Exercise goal
Only the lines between the line holding "What matplotlib code" and the line holding "ha='left', va='center', fontsize=13, color='#111111')", both of those included, should be copied exactly; drop the pictures.

Information provided
* START *
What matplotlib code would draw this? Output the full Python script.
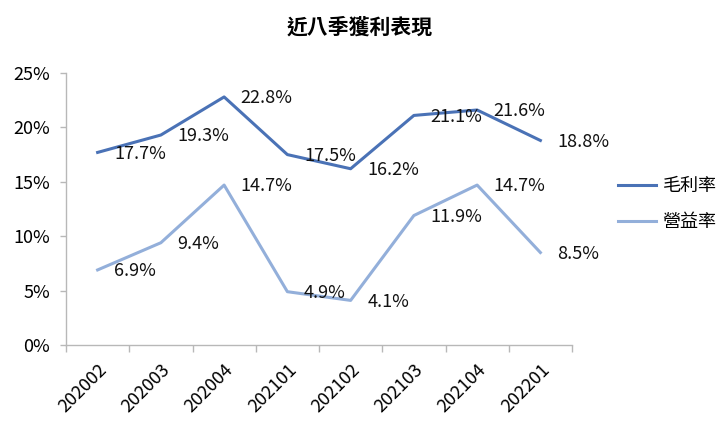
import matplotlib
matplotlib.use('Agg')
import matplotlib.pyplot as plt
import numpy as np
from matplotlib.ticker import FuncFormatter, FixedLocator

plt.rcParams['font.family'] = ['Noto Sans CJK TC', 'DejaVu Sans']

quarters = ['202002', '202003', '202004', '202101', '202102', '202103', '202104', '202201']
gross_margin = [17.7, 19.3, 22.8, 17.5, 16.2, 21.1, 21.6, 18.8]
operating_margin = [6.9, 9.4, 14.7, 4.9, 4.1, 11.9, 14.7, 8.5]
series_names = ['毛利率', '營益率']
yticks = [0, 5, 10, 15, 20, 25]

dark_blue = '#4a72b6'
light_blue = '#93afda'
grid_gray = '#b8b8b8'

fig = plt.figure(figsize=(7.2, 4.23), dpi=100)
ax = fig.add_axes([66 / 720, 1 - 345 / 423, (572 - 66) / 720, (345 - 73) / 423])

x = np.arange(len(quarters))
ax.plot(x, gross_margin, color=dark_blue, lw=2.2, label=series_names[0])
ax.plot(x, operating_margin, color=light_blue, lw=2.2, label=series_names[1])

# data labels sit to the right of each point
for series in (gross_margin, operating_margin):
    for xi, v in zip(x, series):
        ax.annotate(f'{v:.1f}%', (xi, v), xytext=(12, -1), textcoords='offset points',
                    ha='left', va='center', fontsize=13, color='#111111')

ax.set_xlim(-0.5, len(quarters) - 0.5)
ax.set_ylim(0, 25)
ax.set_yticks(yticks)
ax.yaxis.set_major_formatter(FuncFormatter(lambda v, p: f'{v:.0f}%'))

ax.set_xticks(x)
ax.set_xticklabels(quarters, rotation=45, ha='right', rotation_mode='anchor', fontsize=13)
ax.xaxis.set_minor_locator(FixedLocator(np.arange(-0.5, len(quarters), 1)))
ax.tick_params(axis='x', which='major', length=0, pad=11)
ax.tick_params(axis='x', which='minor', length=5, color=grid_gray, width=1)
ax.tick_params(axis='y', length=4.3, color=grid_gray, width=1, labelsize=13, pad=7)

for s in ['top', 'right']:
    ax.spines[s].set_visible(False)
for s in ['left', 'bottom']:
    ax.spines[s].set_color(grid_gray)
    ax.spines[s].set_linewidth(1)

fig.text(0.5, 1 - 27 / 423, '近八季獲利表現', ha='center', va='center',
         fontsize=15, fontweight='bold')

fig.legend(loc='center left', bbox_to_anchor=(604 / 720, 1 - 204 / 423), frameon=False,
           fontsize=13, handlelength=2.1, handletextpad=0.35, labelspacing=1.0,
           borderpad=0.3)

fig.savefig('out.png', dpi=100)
* END *
* START *
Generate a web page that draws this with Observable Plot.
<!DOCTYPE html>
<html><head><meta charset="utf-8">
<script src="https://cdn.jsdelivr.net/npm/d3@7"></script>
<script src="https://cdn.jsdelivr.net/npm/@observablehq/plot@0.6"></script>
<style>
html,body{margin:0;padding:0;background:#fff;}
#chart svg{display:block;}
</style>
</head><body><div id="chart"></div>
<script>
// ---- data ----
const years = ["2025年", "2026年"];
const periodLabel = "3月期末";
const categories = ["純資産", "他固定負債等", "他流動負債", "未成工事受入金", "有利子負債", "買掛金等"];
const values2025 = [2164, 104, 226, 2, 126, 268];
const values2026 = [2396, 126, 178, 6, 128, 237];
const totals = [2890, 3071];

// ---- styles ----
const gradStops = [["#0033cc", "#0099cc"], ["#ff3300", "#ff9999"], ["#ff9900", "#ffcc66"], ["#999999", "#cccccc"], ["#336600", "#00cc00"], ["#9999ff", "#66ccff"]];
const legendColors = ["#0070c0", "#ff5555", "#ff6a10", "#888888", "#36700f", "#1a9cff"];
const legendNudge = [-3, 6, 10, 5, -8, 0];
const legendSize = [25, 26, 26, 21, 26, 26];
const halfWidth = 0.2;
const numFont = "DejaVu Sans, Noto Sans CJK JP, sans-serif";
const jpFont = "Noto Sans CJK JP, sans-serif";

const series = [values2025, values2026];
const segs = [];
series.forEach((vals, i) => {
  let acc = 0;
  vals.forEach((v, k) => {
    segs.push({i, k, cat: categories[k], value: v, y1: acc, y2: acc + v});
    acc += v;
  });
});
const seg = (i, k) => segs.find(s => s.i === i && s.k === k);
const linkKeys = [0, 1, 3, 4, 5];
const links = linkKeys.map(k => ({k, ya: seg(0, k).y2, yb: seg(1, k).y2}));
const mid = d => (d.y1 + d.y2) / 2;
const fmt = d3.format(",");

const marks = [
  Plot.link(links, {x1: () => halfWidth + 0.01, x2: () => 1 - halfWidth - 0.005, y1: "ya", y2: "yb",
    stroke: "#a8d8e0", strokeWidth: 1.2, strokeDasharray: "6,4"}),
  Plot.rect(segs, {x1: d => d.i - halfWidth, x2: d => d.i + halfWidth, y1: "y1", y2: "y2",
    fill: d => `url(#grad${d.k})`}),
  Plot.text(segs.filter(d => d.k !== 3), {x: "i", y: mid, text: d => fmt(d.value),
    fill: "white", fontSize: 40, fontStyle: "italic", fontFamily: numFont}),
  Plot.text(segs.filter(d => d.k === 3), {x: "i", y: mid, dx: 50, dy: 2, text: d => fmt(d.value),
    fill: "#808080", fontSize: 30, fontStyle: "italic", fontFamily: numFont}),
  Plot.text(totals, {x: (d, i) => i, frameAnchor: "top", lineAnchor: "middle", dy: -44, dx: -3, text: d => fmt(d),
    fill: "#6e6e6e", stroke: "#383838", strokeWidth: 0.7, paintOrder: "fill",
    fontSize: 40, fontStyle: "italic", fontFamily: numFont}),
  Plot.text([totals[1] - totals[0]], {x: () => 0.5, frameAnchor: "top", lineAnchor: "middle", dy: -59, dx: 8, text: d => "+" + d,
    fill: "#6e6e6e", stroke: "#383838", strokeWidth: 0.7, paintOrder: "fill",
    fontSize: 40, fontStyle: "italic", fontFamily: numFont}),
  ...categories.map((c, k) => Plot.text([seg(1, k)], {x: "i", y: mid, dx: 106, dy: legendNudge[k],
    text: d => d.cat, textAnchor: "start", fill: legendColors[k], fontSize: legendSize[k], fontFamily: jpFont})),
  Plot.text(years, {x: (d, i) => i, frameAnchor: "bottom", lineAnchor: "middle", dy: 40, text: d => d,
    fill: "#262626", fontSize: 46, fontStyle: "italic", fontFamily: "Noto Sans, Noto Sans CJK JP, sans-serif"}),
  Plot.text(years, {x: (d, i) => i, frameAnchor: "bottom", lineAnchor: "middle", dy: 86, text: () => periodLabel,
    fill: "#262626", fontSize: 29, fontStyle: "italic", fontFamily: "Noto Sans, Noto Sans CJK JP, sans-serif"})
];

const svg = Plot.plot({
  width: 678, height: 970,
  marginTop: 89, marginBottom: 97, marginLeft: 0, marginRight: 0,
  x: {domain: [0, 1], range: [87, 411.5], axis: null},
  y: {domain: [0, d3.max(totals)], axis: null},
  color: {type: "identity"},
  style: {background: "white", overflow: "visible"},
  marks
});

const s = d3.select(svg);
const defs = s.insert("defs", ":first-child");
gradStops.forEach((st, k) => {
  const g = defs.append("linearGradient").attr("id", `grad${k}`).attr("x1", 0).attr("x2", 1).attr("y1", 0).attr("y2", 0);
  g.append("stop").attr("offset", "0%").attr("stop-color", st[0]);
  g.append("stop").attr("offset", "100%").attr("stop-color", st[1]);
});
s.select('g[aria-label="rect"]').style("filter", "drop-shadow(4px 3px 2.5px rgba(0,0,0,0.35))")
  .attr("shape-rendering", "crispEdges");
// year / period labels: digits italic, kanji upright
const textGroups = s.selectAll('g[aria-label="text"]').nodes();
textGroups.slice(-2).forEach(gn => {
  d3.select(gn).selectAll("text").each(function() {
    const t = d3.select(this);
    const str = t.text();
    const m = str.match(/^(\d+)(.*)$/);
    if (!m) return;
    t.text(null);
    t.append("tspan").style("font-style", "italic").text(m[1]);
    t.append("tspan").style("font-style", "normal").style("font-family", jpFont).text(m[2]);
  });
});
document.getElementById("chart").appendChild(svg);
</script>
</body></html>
* END *
* START *
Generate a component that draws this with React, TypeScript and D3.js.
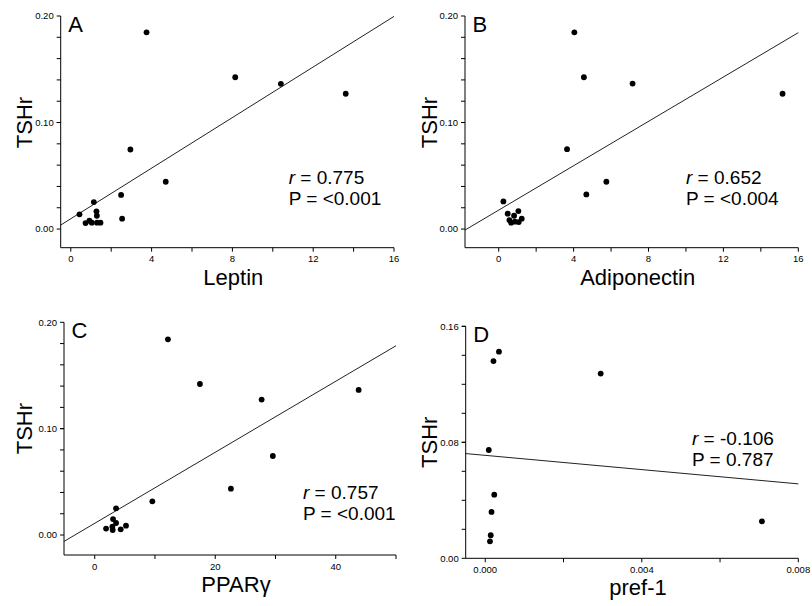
* END *
Reply
What matplotlib code would draw this? Output the full Python script.
import matplotlib
matplotlib.use('Agg')
import matplotlib.pyplot as plt
import numpy as np
from matplotlib.ticker import FuncFormatter, FixedLocator

plt.rcParams['font.family'] = ['Noto Sans CJK TC', 'DejaVu Sans']

quarters = ['202002', '202003', '202004', '202101', '202102', '202103', '202104', '202201']
gross_margin = [17.7, 19.3, 22.8, 17.5, 16.2, 21.1, 21.6, 18.8]
operating_margin = [6.9, 9.4, 14.7, 4.9, 4.1, 11.9, 14.7, 8.5]
series_names = ['毛利率', '營益率']
yticks = [0, 5, 10, 15, 20, 25]

dark_blue = '#4a72b6'
light_blue = '#93afda'
grid_gray = '#b8b8b8'

fig = plt.figure(figsize=(7.2, 4.23), dpi=100)
ax = fig.add_axes([66 / 720, 1 - 345 / 423, (572 - 66) / 720, (345 - 73) / 423])

x = np.arange(len(quarters))
ax.plot(x, gross_margin, color=dark_blue, lw=2.2, label=series_names[0])
ax.plot(x, operating_margin, color=light_blue, lw=2.2, label=series_names[1])

# data labels sit to the right of each point
for series in (gross_margin, operating_margin):
    for xi, v in zip(x, series):
        ax.annotate(f'{v:.1f}%', (xi, v), xytext=(12, -1), textcoords='offset points',
                    ha='left', va='center', fontsize=13, color='#111111')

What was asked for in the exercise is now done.